THE EXERCISE: Leave out the pictures, and write out exactly the lines from the beginning of the material to the line holding "y2: cfg.yb +", that line included, and nothing else.

┄┄┄┄┄┄

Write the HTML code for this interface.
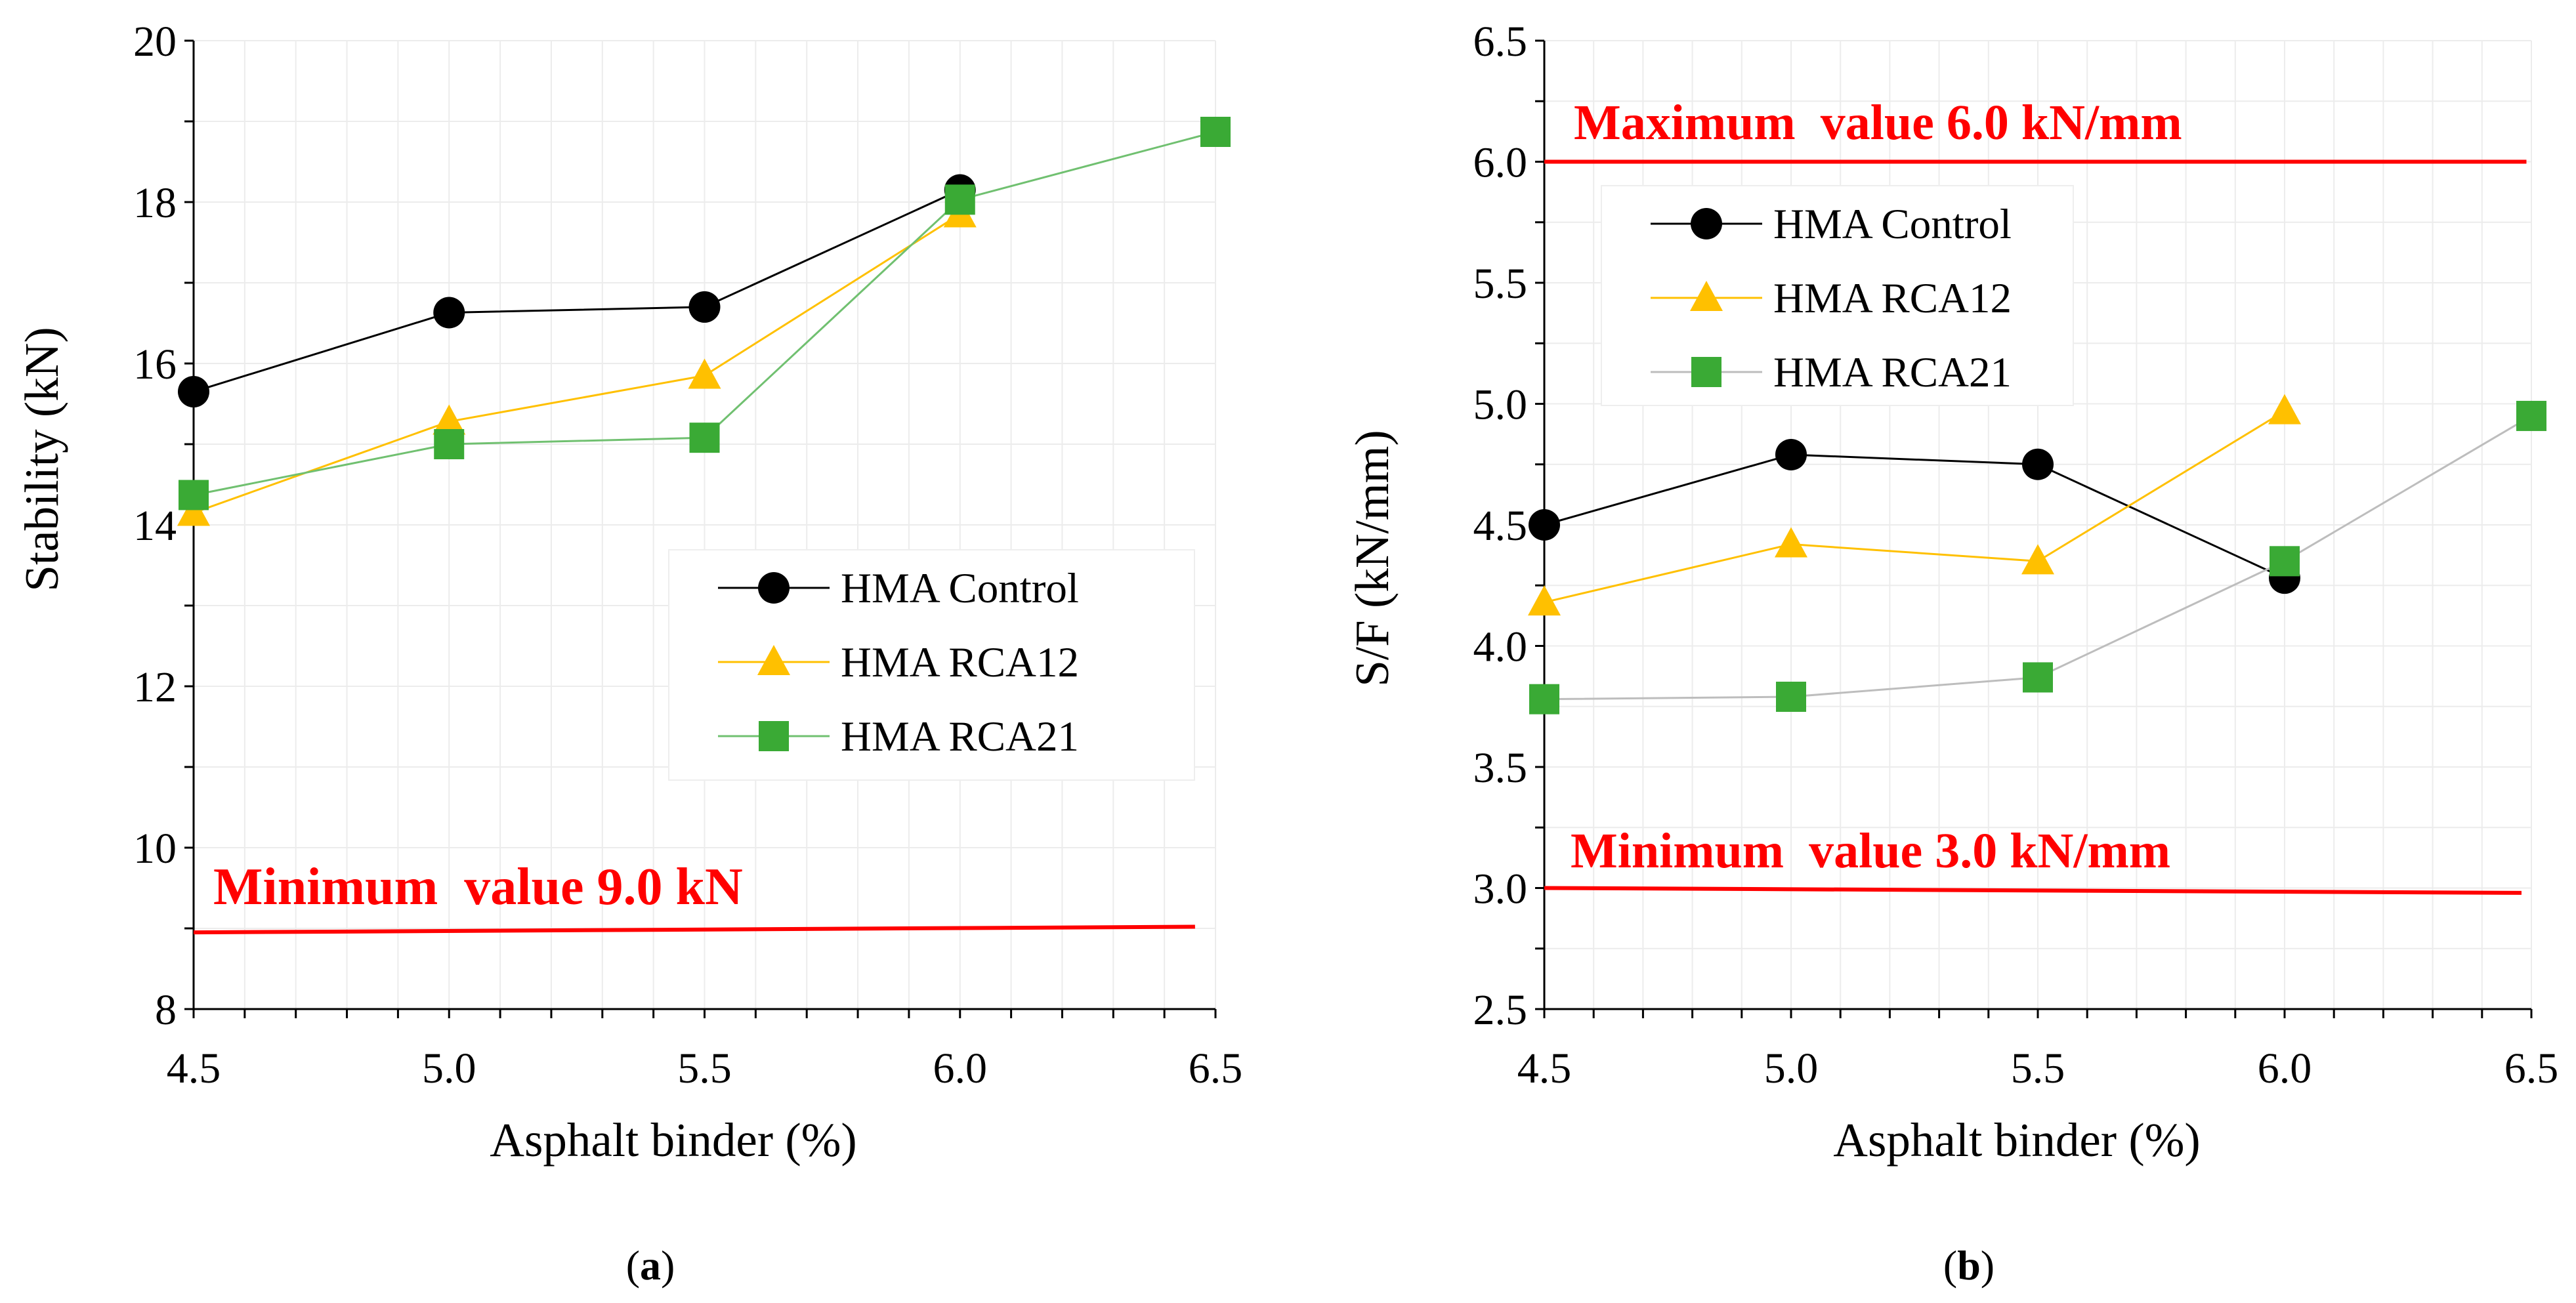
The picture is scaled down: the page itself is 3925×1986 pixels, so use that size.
<!DOCTYPE html>
<html><head><meta charset="utf-8"><style>html,body{margin:0;padding:0;background:#fff}svg{display:block}</style></head>
<body>
<svg id="chart" width="3925" height="1986" xmlns="http://www.w3.org/2000/svg" font-family="'Liberation Serif', serif"></svg>
<script>
const xCats = [4.5, 5.0, 5.5, 6.0, 6.5];
const xTickLabels = ["4.5","5.0","5.5","6.0","6.5"];
const aControl = [15.65, 16.63, 16.7, 18.15];
const aRCA12 = [14.15, 15.28, 15.85, 17.85];
const aRCA21 = [14.37, 15.0, 15.08, 18.03, 18.87];
const aYTicks = [8, 10, 12, 14, 16, 18, 20];
const aMinLine = [8.95, 9.02];
const bControl = [4.5, 4.79, 4.75, 4.28];
const bRCA12 = [4.18, 4.42, 4.35, 4.97];
const bRCA21 = [3.78, 3.79, 3.87, 4.35, 4.95];
const bYTicks = ["2.5","3.0","3.5","4.0","4.5","5.0","5.5","6.0","6.5"];
const bMaxLine = [6.0, 6.0];
const bMinLine = [3.0, 2.98];

const NS = "http://www.w3.org/2000/svg";
const svg = document.getElementById('chart');
function mk(tag, attrs, parent, text) {
  const e = document.createElementNS(NS, tag);
  for (const k in attrs) e.setAttribute(k, attrs[k]);
  if (text !== undefined) e.textContent = text;
  (parent || svg).appendChild(e);
  return e;
}

function panel(cfg) {
  const g = mk('g', {});
  
  
  const X = v => cfg.x0 + (v - 4.5) / 2 * (cfg.x1 - cfg.x0);
  const Y = v => cfg.yb - (v - cfg.ymin) / (cfg.ymax - cfg.ymin) * (cfg.yb - cfg.yt);
  for (let i = 1; i <= 20; i++) {
    const v = 4.5 + i * 0.1;
    const gl = mk('line', {x1: X(v), x2: X(v), y1: cfg.yt, y2: cfg.yb, stroke: '#ececec', 'stroke-width': 2}, g);
    
    
  }
  for (let v = cfg.ymin + cfg.minor; v <= cfg.ymax + 1e-9; v += cfg.minor) {
    const gl = mk('line', {x1: cfg.x0, x2: cfg.x1, y1: Y(v), y2: Y(v), stroke: '#ececec', 'stroke-width': 2}, g);
    
    
  }
  const ya = mk('line', {x1: cfg.x0, x2: cfg.x0, y1: cfg.yt, y2: cfg.yb, stroke: '#000', 'stroke-width': 3}, g);
   
  const xa = mk('line', {x1: cfg.x0, x2: cfg.x1, y1: cfg.yb, y2: cfg.yb, stroke: '#000', 'stroke-width': 3}, g);
   
  for (let i = 0; i <= 20; i++) {
    const v = 4.5 + i * 0.1;
    const t = mk('line', {x1: X(v), x2: X(v), y1: cfg.yb, y2: cfg.yb + 14, stroke: '#000', 'stroke-width': 3}, g);
     
  }
  for (let v = cfg.ymin; v <= cfg.ymax + 1e-9; v += cfg.minor) {
    const t = mk('line', {x1: cfg.x0 - 14, x2: cfg.x0, y1: Y(v), y2: Y(v), stroke: '#000', 'stroke-width': 3}, g);
     
  }
  xCats.forEach((v, i) => {
    const t = mk('text', {x: X(v), y: cfg.yb + 112, 'font-size': 66, 'text-anchor': 'middle'}, g, xTickLabels[i]);
     
  });
  cfg.yTicks.forEach(s => {
    const t = mk('text', {x: cfg.x0 - 26, y: Y(parseFloat(s)) + 23, 'font-size': 66, 'text-anchor': 'end'}, g, s);
     
  });
  const xt = mk('text', {x: cfg.xtx, y: 1762, 'font-size': 73, 'text-anchor': 'middle'}, g, 'Asphalt binder (%)');
   
  const yt = mk('text', {x: 0, y: 0, 'font-size': 73, 'text-anchor': 'middle', transform: `translate(${cfg.ytx},${cfg.yty}) rotate(-90)`}, g, cfg.ytitle);
   
  cfg.limits.forEach(L => {
    const l = mk('line', {x1: X(4.5), x2: X(L.xEnd), y1: Y(L.vals[0]), y2: Y(L.vals[1]), stroke: '#ff0000', 'stroke-width': 6}, g);
     
    const t = mk('text', {x: L.tx, y: L.ty, 'font-size': L.fs, 'font-weight': 'bold', fill: '#ff0000', style: 'white-space:pre'}, g, L.text);
     
  });
  cfg.series.forEach(s => {
    const pts = s.vals.map((v, i) => X(xCats[i]) + ',' + Y(v)).join(' ');
    const pl = mk('polyline', {points: pts, fill: 'none', stroke: s.line, 'stroke-width': 3}, g);
     
    s.vals.forEach((v, i) => {
      const m = marker(g, s.shape, X(xCats[i]), Y(v), s.fill);
       
    });
  });
  const lg = mk('g', {}, g);
   
  const lb = mk('rect', {x: cfg.lx, y: cfg.ly, width: cfg.lw, height: cfg.lh, fill: '#fff', stroke: '#eeeeee', 'stroke-width': 2}, lg);
   
  cfg.series.forEach((s, i) => {
    const cy = cfg.ly + 58 + i * 113;
    const e = mk('g', {}, lg);
     
    mk('line', {x1: cfg.lx + 75, x2: cfg.lx + 245, y1: cy, y2: cy, stroke: s.line, 'stroke-width': 3}, e);
    marker(e, s.shape, cfg.lx + 160, cy, s.fill);
    mk('text', {x: cfg.lx + 262, y: cy + 22, 'font-size': 65}, e, s.label);
  });
}
function marker(g, shape, x, y, fill) {
  if (shape === 'circle') return mk('circle', {cx: x, cy: y, r: 24, fill: fill}, g);
  if (shape === 'square') return mk('rect', {x: x - 23, y: y - 23, width: 46, height: 46, fill: fill}, g);
  return mk('polygon', {points: `${x},${y-26} ${x+25},${y+20} ${x-25},${y+20}`, fill: fill}, g);
}

panel({name: 'panel-a-stability', x0: 295, x1: 1852, yt: 62, yb: 1538, ymin: 8, ymax: 20, minor: 1,
  yTicks: aYTicks.map(String), ytitle: 'Stability (kN)', ytx: 88, yty: 700, xtx: 1026,
  limits: [{name: 'minimum-value', vals: aMinLine, xEnd: 6.46, tx: 325, ty: 1378, fs: 80, text: 'Minimum  value 9.0 kN'}],
  series: [
    {key: 'hma-control', label: 'HMA Control', vals: aControl, line: '#000', fill: '#000', shape: 'circle'},
    {key: 'hma-rca12', label: 'HMA RCA12', vals: aRCA12, line: '#ffc000', fill: '#ffc000', shape: 'tri'},
    {key: 'hma-rca21', label: 'HMA RCA21', vals: aRCA21, line: '#70c070', fill: '#3aaa35', shape: 'square'}],
  lx: 1019, ly: 838, lw: 801, lh: 351});
panel({name: 'panel-b-sf', x0: 2353, x1: 3857, yt: 62, yb: 1538, ymin: 2.5, ymax: 6.5, minor: 0.25,
  yTicks: bYTicks, ytitle: 'S/F (kN/mm)', ytx: 2115, yty: 851, xtx: 3073,
  limits: [{name: 'maximum-value', vals: bMaxLine, xEnd: 6.49, tx: 2398, ty: 212, fs: 76, text: 'Maximum  value 6.0 kN/mm'},
           {name: 'minimum-value', vals: bMinLine, xEnd: 6.48, tx: 2393, ty: 1322, fs: 76, text: 'Minimum  value 3.0 kN/mm'}],
  series: [
    {key: 'hma-control', label: 'HMA Control', vals: bControl, line: '#000', fill: '#000', shape: 'circle'},
    {key: 'hma-rca12', label: 'HMA RCA12', vals: bRCA12, line: '#ffc000', fill: '#ffc000', shape: 'tri'},
    {key: 'hma-rca21', label: 'HMA RCA21', vals: bRCA21, line: '#bdbdbd', fill: '#3aaa35', shape: 'square'}],
  lx: 2440, ly: 283, lw: 719, lh: 335});

const ca = mk('text', {x: 991, y: 1950, 'font-size': 64, 'text-anchor': 'middle'}, svg);
 
ca.innerHTML = '(<tspan font-weight="bold">a</tspan>)';
const cb = mk('text', {x: 3000, y: 1950, 'font-size': 64, 'text-anchor': 'middle'}, svg);
 
cb.innerHTML = '(<tspan font-weight="bold">b</tspan>)';
</script>
</body></html>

┄┄┄┄┄┄

EXERCISE ANSWER:
Write the HTML code for this interface.
The picture is scaled down: the page itself is 3925×1986 pixels, so use that size.
<!DOCTYPE html>
<html><head><meta charset="utf-8"><style>html,body{margin:0;padding:0;background:#fff}svg{display:block}</style></head>
<body>
<svg id="chart" width="3925" height="1986" xmlns="http://www.w3.org/2000/svg" font-family="'Liberation Serif', serif"></svg>
<script>
const xCats = [4.5, 5.0, 5.5, 6.0, 6.5];
const xTickLabels = ["4.5","5.0","5.5","6.0","6.5"];
const aControl = [15.65, 16.63, 16.7, 18.15];
const aRCA12 = [14.15, 15.28, 15.85, 17.85];
const aRCA21 = [14.37, 15.0, 15.08, 18.03, 18.87];
const aYTicks = [8, 10, 12, 14, 16, 18, 20];
const aMinLine = [8.95, 9.02];
const bControl = [4.5, 4.79, 4.75, 4.28];
const bRCA12 = [4.18, 4.42, 4.35, 4.97];
const bRCA21 = [3.78, 3.79, 3.87, 4.35, 4.95];
const bYTicks = ["2.5","3.0","3.5","4.0","4.5","5.0","5.5","6.0","6.5"];
const bMaxLine = [6.0, 6.0];
const bMinLine = [3.0, 2.98];

const NS = "http://www.w3.org/2000/svg";
const svg = document.getElementById('chart');
function mk(tag, attrs, parent, text) {
  const e = document.createElementNS(NS, tag);
  for (const k in attrs) e.setAttribute(k, attrs[k]);
  if (text !== undefined) e.textContent = text;
  (parent || svg).appendChild(e);
  return e;
}

function panel(cfg) {
  const g = mk('g', {});
  
  
  const X = v => cfg.x0 + (v - 4.5) / 2 * (cfg.x1 - cfg.x0);
  const Y = v => cfg.yb - (v - cfg.ymin) / (cfg.ymax - cfg.ymin) * (cfg.yb - cfg.yt);
  for (let i = 1; i <= 20; i++) {
    const v = 4.5 + i * 0.1;
    const gl = mk('line', {x1: X(v), x2: X(v), y1: cfg.yt, y2: cfg.yb, stroke: '#ececec', 'stroke-width': 2}, g);
    
    
  }
  for (let v = cfg.ymin + cfg.minor; v <= cfg.ymax + 1e-9; v += cfg.minor) {
    const gl = mk('line', {x1: cfg.x0, x2: cfg.x1, y1: Y(v), y2: Y(v), stroke: '#ececec', 'stroke-width': 2}, g);
    
    
  }
  const ya = mk('line', {x1: cfg.x0, x2: cfg.x0, y1: cfg.yt, y2: cfg.yb, stroke: '#000', 'stroke-width': 3}, g);
   
  const xa = mk('line', {x1: cfg.x0, x2: cfg.x1, y1: cfg.yb, y2: cfg.yb, stroke: '#000', 'stroke-width': 3}, g);
   
  for (let i = 0; i <= 20; i++) {
    const v = 4.5 + i * 0.1;
    const t = mk('line', {x1: X(v), x2: X(v), y1: cfg.yb, y2: cfg.yb + 14, stroke: '#000', 'stroke-width': 3}, g);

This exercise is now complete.